Head of Ukrainian Catholic Church visits Jamaica Plain parish
The parish church dedicated to Christ the King sits on a hill in Jamaica Plain with vistas and views of Boston’s Moss Hill and the Arboretum and with Franklin Park as its southern neighbor. Started in 1907 to serve the Ukrainian Catholic population of Boston and surrounding areas the parish continues to serve American born Catholics of the Ukrainian Catholic Church and a growing number of newly arrived immigrants from the Ukraine.
Their “father” and Major Archbishop of the Ukrainian Catholic Church, Lubomyr Cardinal Husar, MSU, preached at Evening Prayer at the Forest Hills parish on Aug. 19 in a packed church.

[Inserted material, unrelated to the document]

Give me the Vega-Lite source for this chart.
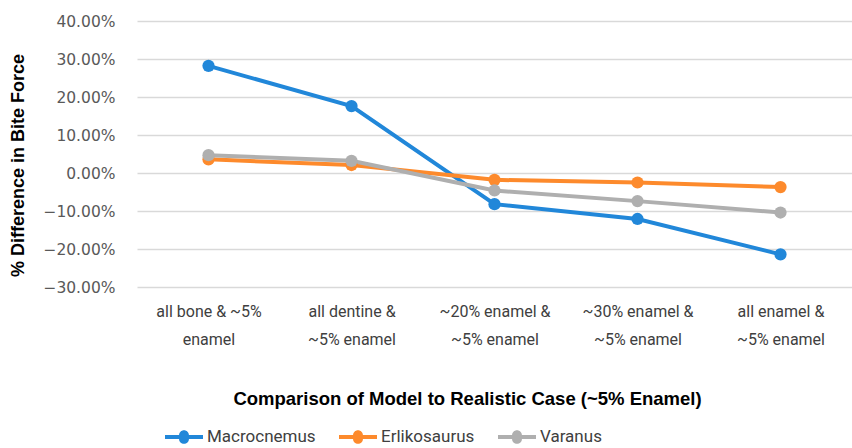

The principal celebrant of the service was the Eparch of Stamford, Bishop Basil Losten.
The stop at the Boston parish was part of the extended visit of the leader of the Ukrainian Catholic Church to the United States and specifically to Bishop Basil’s eparchy, which encompasses New York and New England.
Among those attending was a large number of young parents with their infants and children. Occasionally a whisper could be heard mostly in Ukrainian as a parent tried to calm a restless child.
Cardinal Husar preached to an attentive assembly in both Ukrainian and English.
Born in the Ukraine in 1933, Cardinal Husar and his family moved to the United States in 1944. He was ordained a priest in 1958 after studies at St. Basil College, Stamford, Conn. and the Catholic University of America in Washington, D.C. He completed post graduate work in philosophy at Fordham University and in theology at the Pontifical Urban University.
He served in several pastoral and educational assignments in the United States before becoming a monk at the “Studiti” monastery in Grittaferrata, Italy.
He was ordained a bishop on April 2, 1977, and served as auxiliary at the headquarters of the Ukrainian Catholic Church in Lviv, Ukraiane from 1996-1999. Pope John Paul II named him apostolic administrator of the major archdiocese of Lviv Dec. 23, 2000 and he was elected major archbishop (head of the church) on Jan. 25, 2001. The Holy Father also named him to the College of Cardinals at the consistory that year and gave him the cardinal’s red on Feb. 21, 2001.
In addition to working aggressively to build up the faith of the Ukrainian Catholic community in his homeland and in the communities across the globe to which members of the church have scattered, he is also building a new Cathedral for the Church and part of his pastoral visit is to raise both awareness and money for that project.
Among the guests in attendance was Archbishop Seán P. O’Malley whom the cardinal thanked not only for his presence but also for his support of the Ukrainian Catholic community. That support, the cardinal noted, extends back many years and to several of the archbishop’s predecessors.
After the Evening Prayer the cardinal, Bishop Basil and the other clergy of the eparchy lingered on parish grounds for a reception and face to face meetings between the “father” of the Ukrainian Catholic Church and his American children.